BEIRUT: Lebanon has begun implementing a Cabinet decision taken earlier this month to ban Hezbollah’s security and military activities by scaling back coverage of the group on official media platforms.

The measure, which was described in political circles as a significant and bold step, came after decades during which news about the party and the speeches of its leaders were published verbatim and broadcast live through official media outlets, like the state-run National News Agency, TV station Tele Liban and Radio Lebanon.

“No one is imposing censorship,” an official source told Arab News.

“Rather, there is a commitment to the decisions of the state. It is no longer possible for a speech that attacks the Lebanese government and the state to be published through its official media outlets.”

Information Minister Paul Morcos issued a circular instructing directors of official media outlets to comply with the government’s decision to ban the broadcast of speeches or statements by Hezbollah Secretary-General Sheikh Naim Qassem and statements issued by the group’s armed wing, particularly when they contain criticism of the state.

Morcos also ordered that Hezbollah statements be handled in the same manner as those issued by other political parties, meaning they should not be published verbatim. He further instructed media outlets to avoid using the term “Islamic resistance,” except when it appears directly within Hezbollah statements.

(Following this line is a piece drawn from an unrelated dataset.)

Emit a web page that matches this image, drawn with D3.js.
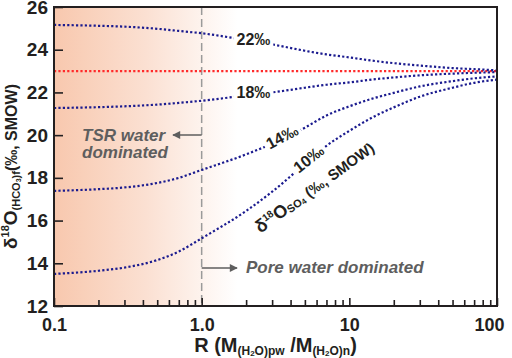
<!DOCTYPE html>
<html>
<head>
<meta charset="utf-8">
<script src="https://cdn.jsdelivr.net/npm/d3@7"></script>
<style>
  body { margin: 0; background: #fff; }
  text { font-family: "Liberation Sans", Arial, sans-serif; }
</style>
</head>
<body>
<div id="chart"></div>
<script>
// R values (x) and delta18O of the mixed water for each SO4 value
const rValues = [0.1, 0.2, 0.3, 0.5, 0.7, 1, 2, 3, 5, 7, 10, 15, 20, 30, 50, 70, 100];
const so4_22 = [25.16, 25.12, 25.08, 24.98, 24.88, 24.77, 24.45, 24.25, 23.95, 23.78, 23.64, 23.47, 23.37, 23.26, 23.14, 23.09, 23.03];
const so4_18 = [21.27, 21.31, 21.35, 21.43, 21.51, 21.61, 21.86, 22.0, 22.22, 22.36, 22.47, 22.62, 22.7, 22.8, 22.88, 22.92, 22.95];
const so4_14 = [17.39, 17.47, 17.55, 17.76, 18.0, 18.37, 19.1, 19.6, 20.35, 20.92, 21.35, 21.75, 21.98, 22.28, 22.53, 22.66, 22.75];
const so4_10 = [13.5, 13.65, 13.8, 14.15, 14.55, 15.17, 16.45, 17.35, 18.65, 19.5, 20.2, 20.9, 21.3, 21.8, 22.22, 22.45, 22.6];
const waterLine = [23, 23, 23, 23, 23, 23, 23, 23, 23, 23, 23, 23, 23, 23, 23, 23, 23];

const curveLabels = ["22‰", "18‰", "14‰", "10‰"];
const labelR = [2.24, 2.24, 3.5, 5.3];
const labelAngle = [0, 0, -28, -38];

const xTicks = [0.1, 1, 10, 100];
const xTickLabels = ["0.1", "1.0", "10", "100"];
const yTicks = [12, 14, 16, 18, 20, 22, 24, 26];

const width = 512, height = 358;
const marginTop = 7, marginRight = 15, marginBottom = 52, marginLeft = 54;

const x = d3.scaleLog([0.1, 100], [marginLeft, width - marginRight]);
const y = d3.scaleLinear([12, 26], [height - marginBottom, marginTop]);

const svg = d3.select("#chart").append("svg")
    .attr("width", width)
    .attr("height", height)
    .attr("viewBox", [0, 0, width, height]);

// pink background fading out near R = 1
const grad = svg.append("defs").append("linearGradient")
    .attr("id", "bg")
    .attr("gradientUnits", "userSpaceOnUse")
    .attr("x1", x(0.1)).attr("x2", x(1.75))
    .attr("y1", 0).attr("y2", 0);
grad.append("stop").attr("offset", 0).attr("stop-color", "#f8c8ae");
grad.append("stop").attr("offset", 0.5).attr("stop-color", "#fbe0d2");
grad.append("stop").attr("offset", 1).attr("stop-color", "#ffffff");

svg.append("rect")
    .attr("x", x(0.1)).attr("y", y(26))
    .attr("width", x(100) - x(0.1)).attr("height", y(12) - y(26))
    .attr("fill", "url(#bg)");

// dashed line at R = 1
svg.append("line")
    .attr("x1", x(1)).attr("x2", x(1))
    .attr("y1", y(26)).attr("y2", y(12))
    .attr("stroke", "#9a9a9a")
    .attr("stroke-width", 1.5)
    .attr("stroke-dasharray", "8,4");

const line = d3.line()
    .curve(d3.curveMonotoneX)
    .x((d, i) => x(rValues[i]))
    .y(d => y(d));

const series = [so4_22, so4_18, so4_14, so4_10];

svg.append("path")
    .attr("d", line(waterLine))
    .attr("fill", "none")
    .attr("stroke", "#ff2a2a")
    .attr("stroke-width", 2.2)
    .attr("stroke-dasharray", "2.2,2.2");

svg.append("g")
  .selectAll("path")
  .data(series)
  .join("path")
    .attr("d", d => line(d))
    .attr("fill", "none")
    .attr("stroke", "#1b1b8f")
    .attr("stroke-width", 2.2)
    .attr("stroke-dasharray", "2.2,2.2");

// curve labels sitting on the lines with a white patch behind them
series.forEach((s, k) => {
  const vAt = d3.scaleLog(rValues, s);
  const g = svg.append("g")
      .attr("transform", `translate(${x(labelR[k])},${y(vAt(labelR[k])) - 2}) rotate(${labelAngle[k]})`);
  const t = g.append("text")
      .attr("text-anchor", "middle")
      .attr("dy", "0.35em")
      .attr("font-size", 16)
      .attr("font-weight", "bold")
      .attr("fill", "#231f20")
      .text(curveLabels[k]);
  const b = t.node().getBBox();
  g.insert("rect", "text")
      .attr("x", b.x - 3).attr("y", b.y + 2)
      .attr("width", b.width + 6).attr("height", b.height - 2)
      .attr("fill", "#fff");
});

// delta18O SO4 label along the curves
const so4Label = svg.append("text")
    .attr("transform", `translate(318,192) rotate(-36)`)
    .attr("text-anchor", "middle")
    .attr("font-weight", "bold")
    .attr("fill", "#231f20")
    .attr("font-size", 18);
so4Label.append("tspan").text("δ");
so4Label.append("tspan").attr("font-size", 10).attr("dy", -7).text("18");
so4Label.append("tspan").attr("dy", 7).text("O");
so4Label.append("tspan").attr("font-size", 11).attr("dy", 1).text("SO");
so4Label.append("tspan").attr("font-size", 8).attr("dy", 1).text("4");
so4Label.append("tspan").attr("font-size", 15).attr("dy", -2).text(" (‰, SMOW)");

// axes
const xAxis = d3.axisBottom(x).tickValues(xTicks).tickFormat((d, i) => xTickLabels[i])
    .tickSize(-8).tickPadding(12);
const xMinor = d3.axisBottom(x)
    .tickValues(x.ticks().filter(d => !xTicks.includes(d)))
    .tickFormat("").tickSize(-6);
const yAxis = d3.axisLeft(y).tickValues(yTicks).tickSize(-9).tickPadding(6);

svg.append("g")
    .attr("transform", `translate(0,${height - marginBottom})`)
    .call(xMinor)
    .call(g => g.select(".domain").remove());

svg.append("g")
    .attr("transform", `translate(0,${height - marginBottom})`)
    .call(xAxis)
    .call(g => g.select(".domain").remove())
    .call(g => g.selectAll("text")
        .attr("font-size", 18).attr("font-weight", "bold").attr("fill", "#231f20")
        .attr("dx", d => d === 100 ? -8 : 0));

svg.append("g")
    .attr("transform", `translate(${marginLeft},0)`)
    .call(yAxis)
    .call(g => g.select(".domain").remove())
    .call(g => g.selectAll("text")
        .attr("font-size", 19).attr("font-weight", "bold").attr("fill", "#231f20"));

svg.selectAll(".tick line").attr("stroke", "#231f20").attr("stroke-width", 1.6);

// frame
svg.append("rect")
    .attr("x", x(0.1)).attr("y", y(26))
    .attr("width", x(100) - x(0.1)).attr("height", y(12) - y(26))
    .attr("fill", "none")
    .attr("stroke", "#231f20")
    .attr("stroke-width", 2);

// annotations
const arrowY1 = 135, arrowY2 = 268;
svg.append("defs").append("marker")
    .attr("id", "arr")
    .attr("viewBox", "0 0 10 10")
    .attr("refX", 9).attr("refY", 5)
    .attr("markerWidth", 10).attr("markerHeight", 8)
    .attr("markerUnits", "userSpaceOnUse")
    .attr("orient", "auto")
  .append("path")
    .attr("d", "M0,0L10,5L0,10Z")
    .attr("fill", "#5e5e5e");

svg.append("line")
    .attr("x1", x(1)).attr("x2", 173)
    .attr("y1", arrowY1).attr("y2", arrowY1)
    .attr("stroke", "#5e5e5e").attr("stroke-width", 1.5)
    .attr("marker-end", "url(#arr)");

svg.append("line")
    .attr("x1", x(1)).attr("x2", 237)
    .attr("y1", arrowY2).attr("y2", arrowY2)
    .attr("stroke", "#5e5e5e").attr("stroke-width", 1.5)
    .attr("marker-end", "url(#arr)");

const note = svg.append("g")
    .attr("font-size", 17)
    .attr("font-weight", "bold")
    .attr("font-style", "italic")
    .attr("fill", "#5e5e5e");
note.append("text").attr("x", 82).attr("y", 141).text("TSR water");
note.append("text").attr("x", 82).attr("y", 158).text("dominated");
note.append("text").attr("x", 246).attr("y", 273).text("Pore water dominated");

// axis titles
const yTitle = svg.append("text")
    .attr("transform", `translate(17,${(y(12) + y(26)) / 2 + 10}) rotate(-90)`)
    .attr("text-anchor", "middle")
    .attr("font-weight", "bold")
    .attr("fill", "#231f20")
    .attr("font-size", 19);
yTitle.append("tspan").text("δ");
yTitle.append("tspan").attr("font-size", 11).attr("dy", -8).text("18");
yTitle.append("tspan").attr("dy", 8).text("O");
yTitle.append("tspan").attr("font-size", 11).attr("dy", 3).text("(HCO");
yTitle.append("tspan").attr("font-size", 7).attr("dy", 1).text("3");
yTitle.append("tspan").attr("font-size", 11).attr("dy", -1).text(")f");
yTitle.append("tspan").attr("font-size", 16).attr("dy", -3).text("(‰, SMOW)");

const xTitle = svg.append("text")
    .attr("x", (x(0.1) + x(100)) / 2)
    .attr("y", 352)
    .attr("text-anchor", "middle")
    .attr("font-weight", "bold")
    .attr("fill", "#231f20")
    .attr("font-size", 20);
xTitle.append("tspan").text("R (M");
xTitle.append("tspan").attr("font-size", 12).attr("dy", 3).text("(H");
xTitle.append("tspan").attr("font-size", 8).attr("dy", 1).text("2");
xTitle.append("tspan").attr("font-size", 12).attr("dy", -1).text("O)pw");
xTitle.append("tspan").attr("dy", -3).text(" /M");
xTitle.append("tspan").attr("font-size", 12).attr("dy", 3).text("(H");
xTitle.append("tspan").attr("font-size", 8).attr("dy", 1).text("2");
xTitle.append("tspan").attr("font-size", 12).attr("dy", -1).text("O)n");
xTitle.append("tspan").attr("dy", -3).text(")");
</script>
</body>
</html>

The first manifestations of the decision were Tele Liban’s abstention from live broadcasting a speech by Qassem and a statement made on Tuesday by lawmaker Mohammed Raad, who heads the Hezbollah parliamentary bloc.

The group’s supporters described the move as an attempt “to restrict the resistance, Hezbollah and its leadership in the official media.”

Some argued on social media that preventing the use of terms like “resistance” or “holy warriors (Mujahedin)” and replacing them with expressions such as “Hezbollah” and “fighters” was “aimed at brainwashing and stripping the party of its resistance identity.”

During a Cabinet session on Thursday, Morcos raised the issue of content circulating on social media that incites murder and sectarian strife. This comes against the backdrop of the war that Hezbollah waged from Lebanon against Israel on March 2, without state approval, which led to a sharp division in Lebanese public opinion.

Morcos, who is also Cabinet spokesperson, said after the session that what was being published “exceeds the bounds of freedom of opinion, the press and expression.”

Prime Minister Nawaf Salam considered it to fall under the penal code, specifically regarding crimes that harm national unity, he said, and that “we are against strife in all its forms.”

Morcos also urged journalists, influencers and social media users to remain aware of the sensitivity of the current situation and to avoid content that could provoke strife, hate speech or incitement.

He acknowledged, however, that, according to a legal study, he has no authority over social media, even on media-related matters.

“The Ministry of Information does not exercise a guardianship role and lacks judicial police powers,” he said.

“These authorities rest with the public prosecution offices, which are overseen by the minister of justice and fall within the domain of criminal law and criminal prosecution.”

The ban was agreed during a Cabinet session on March 2, after Hezbollah launched six rockets from Lebanese territory toward northern Israel, the first such attack since the November 2024 ceasefire, prompting retaliatory strikes.

The Cabinet reaffirmed that “the decision of war and peace rests exclusively with the Lebanese state and its constitutional institutions,” and called on Hezbollah to hand over its weapons to the state while limiting its role to political activity within the legal and constitutional framework.